» **WRITTEN PROBLEM**:
Reproduce every record exactly as it appears, but not the pictures.

Records:
-------

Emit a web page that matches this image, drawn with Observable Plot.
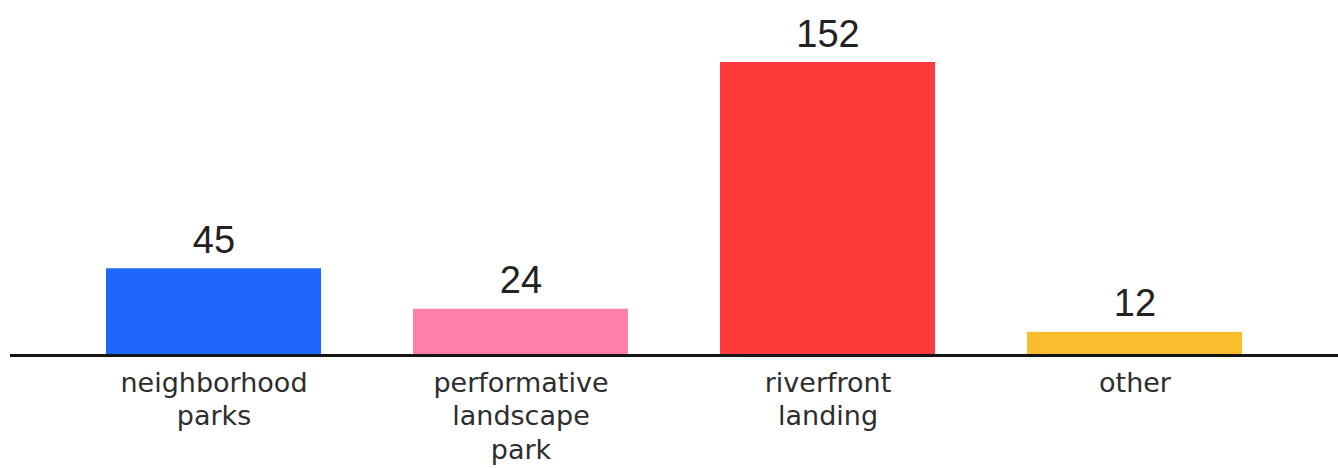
<!DOCTYPE html>
<html>
<head>
<meta charset="utf-8">
<script src="https://cdn.jsdelivr.net/npm/d3@7"></script>
<script src="https://cdn.jsdelivr.net/npm/@observablehq/plot@0.6"></script>
<style>
  html, body { margin: 0; padding: 0; background: #fff; }
  #chart svg { display: block; }
</style>
</head>
<body>
<div id="chart"></div>
<script>
const categories = ["neighborhood\nparks", "performative\nlandscape\npark", "riverfront\nlanding", "other"];
const values = [45, 24, 152, 12];
const colors = ["#1f66fb", "#ff7eab", "#ff3a3a", "#fbbd2e"];

const data = categories.map((c, i) => ({category: c, value: values[i], color: colors[i]}));

const chart = Plot.plot({
  width: 1338,
  height: 468,
  marginLeft: 10,
  marginRight: 0,
  marginTop: 62,
  marginBottom: 113,
  style: {background: "#fff"},
  x: {type: "band", domain: categories, paddingInner: 0.3, paddingOuter: 0.31, align: 0.5, axis: null},
  y: {domain: [0, 152], axis: null},
  marks: [
    Plot.barY(data, {x: "category", y: "value", fill: "color"}),
    Plot.ruleY([0], {stroke: "#151515", strokeWidth: 3}),
    Plot.text(data, {x: "category", y: "value", text: d => String(d.value), dy: -16, lineAnchor: "bottom",
      fontSize: 38, fill: "#222", fontFamily: "Liberation Sans, Arial, sans-serif"}),
    Plot.text(data, {x: "category", y: () => 0, text: "category", dy: 13, lineAnchor: "top",
      fontSize: 27, lineHeight: 1.233, fill: "#2d2d2d", fontFamily: "DejaVu Sans, sans-serif"})
  ]
});
document.getElementById("chart").appendChild(chart);
</script>
</body>
</html>
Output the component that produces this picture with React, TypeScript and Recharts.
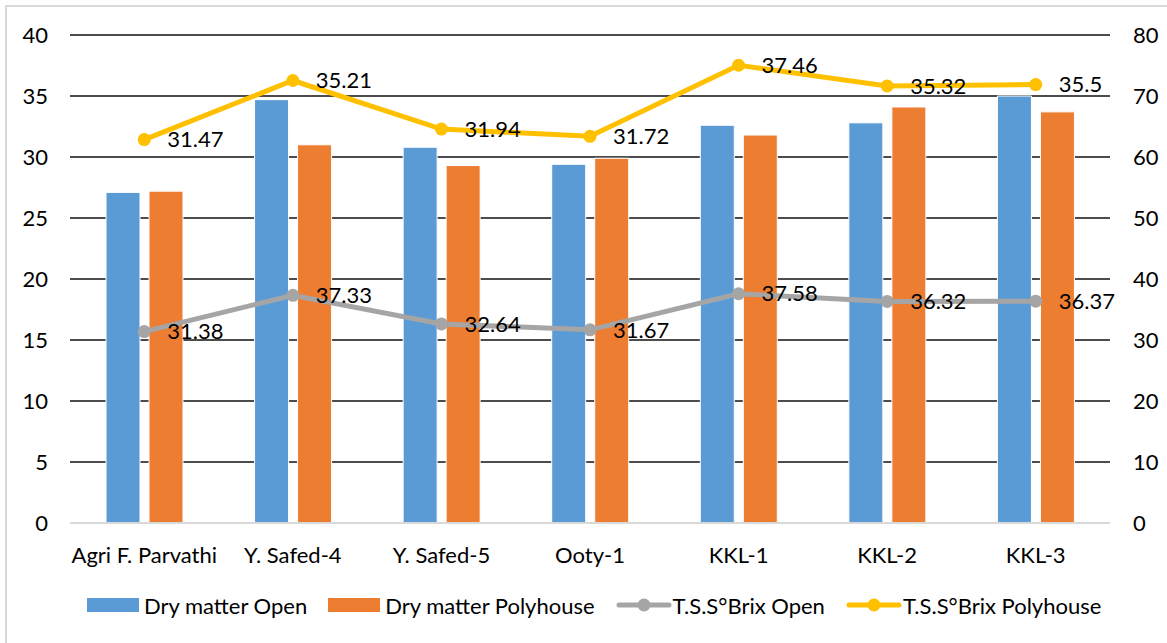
import React from 'react';
import { ComposedChart, Bar, Area, XAxis, YAxis, CartesianGrid, Legend } from 'recharts';

const categories = ['Agri F. Parvathi', 'Y. Safed-4', 'Y. Safed-5', 'Ooty-1', 'KKL-1', 'KKL-2', 'KKL-3'];
const dryOpen = [27.1, 34.7, 30.8, 29.4, 32.6, 32.8, 35.0];
const dryPoly = [27.2, 31.0, 29.3, 29.9, 31.8, 34.1, 33.7];
const tssOpen = [31.38, 37.33, 32.64, 31.67, 37.58, 36.32, 36.37];
const tssPoly = [31.47, 35.21, 31.94, 31.72, 37.46, 35.32, 35.5];
const leftTicks = [0, 5, 10, 15, 20, 25, 30, 35, 40];
const rightTicks = [0, 10, 20, 30, 40, 50, 60, 70, 80];

const FONT = 'Lato, "Noto Sans", sans-serif';
const FS = 22;
const BLUE = '#5B9BD5';
const ORANGE = '#ED7D31';
const GRAY = '#A5A5A5';
const YELLOW = '#FFC000';

const data = categories.map((name, i) => ({
  name,
  dryOpen: dryOpen[i],
  dryPoly: dryPoly[i],
  tssOpen: tssOpen[i],
  tssPoly: tssPoly[i],
}));

// labels sit to the right of each point, showing the raw (unstacked) value
const makeLabel = (values: number[]) => (props: any) => {
  const { x, y, index } = props;
  if (x == null || y == null) return null;
  return (
    <text key={`lbl-${index}`} x={x + 23} y={y} dy="0.35em" fill="#000" fontSize={FS} fontFamily={FONT} textAnchor="start">
      {values[index]}
    </text>
  );
};

const makeDot = (color: string) => (props: any) => {
  const { cx, cy, index } = props;
  if (cx == null || cy == null) return <g key={`dot-${index}`} />;
  return <circle key={`dot-${index}`} cx={cx} cy={cy} r={6.5} fill={color} fillOpacity={1} stroke="none" />;
};

const legendItems = [
  { label: 'Dry matter Open', color: BLUE, type: 'rect' },
  { label: 'Dry matter Polyhouse', color: ORANGE, type: 'rect' },
  { label: 'T.S.S°Brix Open', color: GRAY, type: 'line' },
  { label: 'T.S.S°Brix Polyhouse', color: YELLOW, type: 'line' },
];

function ChartLegend() {
  return (
    <div style={{ height: 36, display: 'flex', alignItems: 'center', paddingLeft: 87, fontFamily: FONT, fontSize: FS, color: '#000' }}>
      {legendItems.map(item => (
        <div key={item.label} style={{ display: 'flex', alignItems: 'center', marginRight: 21 }}>
          {item.type === 'rect' ? (
            <svg width={57} height={14}>
              <rect x={0} y={0} width={52} height={14} fill={item.color} />
            </svg>
          ) : (
            <svg width={57} height={14}>
              <line x1={3} y1={7} x2={53} y2={7} stroke={item.color} strokeWidth={5} strokeLinecap="round" />
              <circle cx={28} cy={7} r={6.5} fill={item.color} />
            </svg>
          )}
          <span>{item.label}</span>
        </div>
      ))}
    </div>
  );
}

export default function App() {
  return (
    <div style={{ position: 'absolute', left: 0, top: 0, width: 1167, height: 643, background: '#fff' }}>
      <div style={{ position: 'absolute', left: 5, top: 5, width: 1162, height: 638, borderTop: '2px solid #d9d9d9', borderLeft: '2px solid #d9d9d9' }} />
      <ComposedChart
        width={1167}
        height={643}
        data={data}
        margin={{ top: 35, right: 0, left: 0, bottom: 20 }}
        barGap={9}
        style={{ position: 'absolute', left: 0, top: 0 }}
      >
        <CartesianGrid vertical={false} stroke="#111" strokeWidth={1.6} yAxisId="left" />
        <XAxis
          dataKey="name"
          interval={0}
          tickLine={false}
          tickSize={0}
          tickMargin={24}
          height={64}
          axisLine={{ stroke: '#d9d9d9', strokeWidth: 2 }}
          tick={{ fill: '#000', fontSize: FS, fontFamily: FONT }}
        />
        <YAxis
          yAxisId="left"
          domain={[0, 40]}
          ticks={leftTicks}
          width={70}
          axisLine={false}
          tickLine={false}
          tickSize={0}
          tickMargin={22}
          tick={{ fill: '#000', fontSize: FS, fontFamily: FONT }}
        />
        <YAxis
          yAxisId="right"
          orientation="right"
          domain={[0, 80]}
          ticks={rightTicks}
          width={57}
          axisLine={false}
          tickLine={false}
          tickSize={0}
          tickMargin={23}
          tick={{ fill: '#000', fontSize: FS, fontFamily: FONT, textAnchor: 'start' }}
        />
        <Legend verticalAlign="bottom" content={() => <ChartLegend />} />
        <Bar yAxisId="left" dataKey="dryOpen" name="Dry matter Open" fill={BLUE} stroke="#fff" strokeWidth={1} barSize={34} isAnimationActive={false} />
        <Bar yAxisId="left" dataKey="dryPoly" name="Dry matter Polyhouse" fill={ORANGE} stroke="#fff" strokeWidth={1} barSize={34} isAnimationActive={false} />
        <Area
          yAxisId="right"
          type="linear"
          dataKey="tssOpen"
          name="T.S.S°Brix Open"
          stackId="tss"
          fill="none"
          stroke={GRAY}
          strokeWidth={5}
          dot={makeDot(GRAY)}
          activeDot={false}
          label={makeLabel(tssOpen)}
          zIndex={500}
          isAnimationActive={false}
        />
        <Area
          yAxisId="right"
          type="linear"
          dataKey="tssPoly"
          name="T.S.S°Brix Polyhouse"
          stackId="tss"
          fill="none"
          stroke={YELLOW}
          strokeWidth={5}
          dot={makeDot(YELLOW)}
          activeDot={false}
          label={makeLabel(tssPoly)}
          zIndex={500}
          isAnimationActive={false}
        />
      </ComposedChart>
    </div>
  );
}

-------

» **ANSWER**:
Emit a web page that matches this image, drawn with Observable Plot.
<!DOCTYPE html>
<html>
<head>
<meta charset="utf-8">
<script src="https://cdn.jsdelivr.net/npm/d3@7"></script>
<script src="https://cdn.jsdelivr.net/npm/@observablehq/plot@0.6"></script>
<style>
  html, body { margin: 0; padding: 0; background: #fff; }
  #chart svg { display: block; }
</style>
</head>
<body>
<div id="chart"></div>
<script>
const categories = ["neighborhood\nparks", "performative\nlandscape\npark", "riverfront\nlanding", "other"];
const values = [45, 24, 152, 12];
const colors = ["#1f66fb", "#ff7eab", "#ff3a3a", "#fbbd2e"];

const data = categories.map((c, i) => ({category: c, value: values[i], color: colors[i]}));

const chart = Plot.plot({
  width: 1338,
  height: 468,
  marginLeft: 10,
  marginRight: 0,
  marginTop: 62,
  marginBottom: 113,
  style: {background: "#fff"},
  x: {type: "band", domain: categories, paddingInner: 0.3, paddingOuter: 0.31, align: 0.5, axis: null},
  y: {domain: [0, 152], axis: null},
  marks: [
    Plot.barY(data, {x: "category", y: "value", fill: "color"}),
    Plot.ruleY([0], {stroke: "#151515", strokeWidth: 3}),
    Plot.text(data, {x: "category", y: "value", text: d => String(d.value), dy: -16, lineAnchor: "bottom",
      fontSize: 38, fill: "#222", fontFamily: "Liberation Sans, Arial, sans-serif"}),
    Plot.text(data, {x: "category", y: () => 0, text: "category", dy: 13, lineAnchor: "top",
      fontSize: 27, lineHeight: 1.233, fill: "#2d2d2d", fontFamily: "DejaVu Sans, sans-serif"})
  ]
});
document.getElementById("chart").appendChild(chart);
</script>
</body>
</html>
Output the component that produces this picture with React, TypeScript and Recharts.
import React from 'react';
import { ComposedChart, Bar, Area, XAxis, YAxis, CartesianGrid, Legend } from 'recharts';

const categories = ['Agri F. Parvathi', 'Y. Safed-4', 'Y. Safed-5', 'Ooty-1', 'KKL-1', 'KKL-2', 'KKL-3'];
const dryOpen = [27.1, 34.7, 30.8, 29.4, 32.6, 32.8, 35.0];
const dryPoly = [27.2, 31.0, 29.3, 29.9, 31.8, 34.1, 33.7];
const tssOpen = [31.38, 37.33, 32.64, 31.67, 37.58, 36.32, 36.37];
const tssPoly = [31.47, 35.21, 31.94, 31.72, 37.46, 35.32, 35.5];
const leftTicks = [0, 5, 10, 15, 20, 25, 30, 35, 40];
const rightTicks = [0, 10, 20, 30, 40, 50, 60, 70, 80];

const FONT = 'Lato, "Noto Sans", sans-serif';
const FS = 22;
const BLUE = '#5B9BD5';
const ORANGE = '#ED7D31';
const GRAY = '#A5A5A5';
const YELLOW = '#FFC000';

const data = categories.map((name, i) => ({
  name,
  dryOpen: dryOpen[i],
  dryPoly: dryPoly[i],
  tssOpen: tssOpen[i],
  tssPoly: tssPoly[i],
}));

// labels sit to the right of each point, showing the raw (unstacked) value
const makeLabel = (values: number[]) => (props: any) => {
  const { x, y, index } = props;
  if (x == null || y == null) return null;
  return (
    <text key={`lbl-${index}`} x={x + 23} y={y} dy="0.35em" fill="#000" fontSize={FS} fontFamily={FONT} textAnchor="start">
      {values[index]}
    </text>
  );
};

const makeDot = (color: string) => (props: any) => {
  const { cx, cy, index } = props;
  if (cx == null || cy == null) return <g key={`dot-${index}`} />;
  return <circle key={`dot-${index}`} cx={cx} cy={cy} r={6.5} fill={color} fillOpacity={1} stroke="none" />;
};

const legendItems = [
  { label: 'Dry matter Open', color: BLUE, type: 'rect' },
  { label: 'Dry matter Polyhouse', color: ORANGE, type: 'rect' },
  { label: 'T.S.S°Brix Open', color: GRAY, type: 'line' },
  { label: 'T.S.S°Brix Polyhouse', color: YELLOW, type: 'line' },
];

function ChartLegend() {
  return (
    <div style={{ height: 36, display: 'flex', alignItems: 'center', paddingLeft: 87, fontFamily: FONT, fontSize: FS, color: '#000' }}>
      {legendItems.map(item => (
        <div key={item.label} style={{ display: 'flex', alignItems: 'center', marginRight: 21 }}>
          {item.type === 'rect' ? (
            <svg width={57} height={14}>
              <rect x={0} y={0} width={52} height={14} fill={item.color} />
            </svg>
          ) : (
            <svg width={57} height={14}>
              <line x1={3} y1={7} x2={53} y2={7} stroke={item.color} strokeWidth={5} strokeLinecap="round" />
              <circle cx={28} cy={7} r={6.5} fill={item.color} />
            </svg>
          )}
          <span>{item.label}</span>
        </div>
      ))}
    </div>
  );
}

export default function App() {
  return (
    <div style={{ position: 'absolute', left: 0, top: 0, width: 1167, height: 643, background: '#fff' }}>
      <div style={{ position: 'absolute', left: 5, top: 5, width: 1162, height: 638, borderTop: '2px solid #d9d9d9', borderLeft: '2px solid #d9d9d9' }} />
      <ComposedChart
        width={1167}
        height={643}
        data={data}
        margin={{ top: 35, right: 0, left: 0, bottom: 20 }}
        barGap={9}
        style={{ position: 'absolute', left: 0, top: 0 }}
      >
        <CartesianGrid vertical={false} stroke="#111" strokeWidth={1.6} yAxisId="left" />
        <XAxis
          dataKey="name"
          interval={0}
          tickLine={false}
          tickSize={0}
          tickMargin={24}
          height={64}
          axisLine={{ stroke: '#d9d9d9', strokeWidth: 2 }}
          tick={{ fill: '#000', fontSize: FS, fontFamily: FONT }}
        />
        <YAxis
          yAxisId="left"
          domain={[0, 40]}
          ticks={leftTicks}
          width={70}
          axisLine={false}
          tickLine={false}
          tickSize={0}
          tickMargin={22}
          tick={{ fill: '#000', fontSize: FS, fontFamily: FONT }}
        />
        <YAxis
          yAxisId="right"
          orientation="right"
          domain={[0, 80]}
          ticks={rightTicks}
          width={57}
          axisLine={false}
          tickLine={false}
          tickSize={0}
          tickMargin={23}
          tick={{ fill: '#000', fontSize: FS, fontFamily: FONT, textAnchor: 'start' }}
        />
        <Legend verticalAlign="bottom" content={() => <ChartLegend />} />
        <Bar yAxisId="left" dataKey="dryOpen" name="Dry matter Open" fill={BLUE} stroke="#fff" strokeWidth={1} barSize={34} isAnimationActive={false} />
        <Bar yAxisId="left" dataKey="dryPoly" name="Dry matter Polyhouse" fill={ORANGE} stroke="#fff" strokeWidth={1} barSize={34} isAnimationActive={false} />
        <Area
          yAxisId="right"
          type="linear"
          dataKey="tssOpen"
          name="T.S.S°Brix Open"
          stackId="tss"
          fill="none"
          stroke={GRAY}
          strokeWidth={5}
          dot={makeDot(GRAY)}
          activeDot={false}
          label={makeLabel(tssOpen)}
          zIndex={500}
          isAnimationActive={false}
        />
        <Area
          yAxisId="right"
          type="linear"
          dataKey="tssPoly"
          name="T.S.S°Brix Polyhouse"
          stackId="tss"
          fill="none"
          stroke={YELLOW}
          strokeWidth={5}
          dot={makeDot(YELLOW)}
          activeDot={false}
          label={makeLabel(tssPoly)}
          zIndex={500}
          isAnimationActive={false}
        />
      </ComposedChart>
    </div>
  );
}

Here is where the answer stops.